Ces deux événements ne peuvent pas laisser indifférent, d'autant moins que d'aucuns peuvent être tentés de faire un rapprochement avec la crise américaine des subprimes et de craindre l'éclatement de ce qui serait une bulle des microcrédits en Inde. Il convient cependant de relativiser les choses. Tout d'abord, ce n'est pas la première fois que des IMF indiennes sont accusées de pratiques contestables. Ensuite, la crise de liquidités semble avoir été évitée puisque de grandes banques ont annoncé qu'elles continueraient à refinancer ces sociétés. Plus généralement, la microfinance en Inde s'est développée dans un contexte politique peu favorable, qui perdure toujours en 2010. Le gouvernement indien a en effet multiplié les contraintes réglementaires. Les IMF n'ont pas le droit de collecter de l'épargne, ne peuvent pas compter d'ONG dans leur actionnariat et les investisseurs étrangers ne peuvent pas participer de façon significative à leur capital ni à leur gouvernance. Il en résulte une domination des fondateurs et l'entrée au capital d'investisseurs purement financiers qui recherchent avant tout la rentabilité. Le gouvernement indien voit dans les IMF des concurrents d'un programme qu'il soutient, les « groupes d'entraide ». Il lui arrive de condamner les taux d'intérêt pratiqués par les IMF, voire de décréter des abandons de créances de la part des IMF.

Il n'en demeure pas moins que cette nouvelle crise doit inciter les IMF à maîtriser leur croissance.
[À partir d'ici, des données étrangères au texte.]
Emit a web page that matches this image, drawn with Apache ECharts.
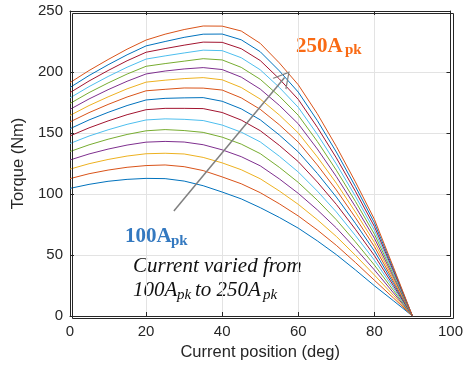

La crise indienne actuelle est en effet d'abord une crise de croissance et témoigne de l'extraordinaire succès des microcrédits. Mais le marché est saturé dans certains États et les IMF gagneraient à s'intéresser davantage aux 22 des 28 États indiens dans lesquels elles sont encore peu ou pas présentes. Cette crise rappelle aussi que les IMF et ceux qui les financent doivent toujours chercher à améliorer leurs pratiques en matière de transparence et de protection des consommateurs. Les IMF sont, par ailleurs, de plus en plus évaluées par les sociétés de rating autant sur leurs performances financières que sur leurs performances sociales. La Fondation Grameen vient d'ailleurs de lancer un programme de certification des performances sociales des IMF sur la base d'un index de réduction de la pauvreté. Parmi les deux premières à avoir été certifiées figure... une IMF indienne, Esaf. Elle témoigne de la volonté constante du secteur de la microfinance de placer les clients précaires au coeur de ses objectifs.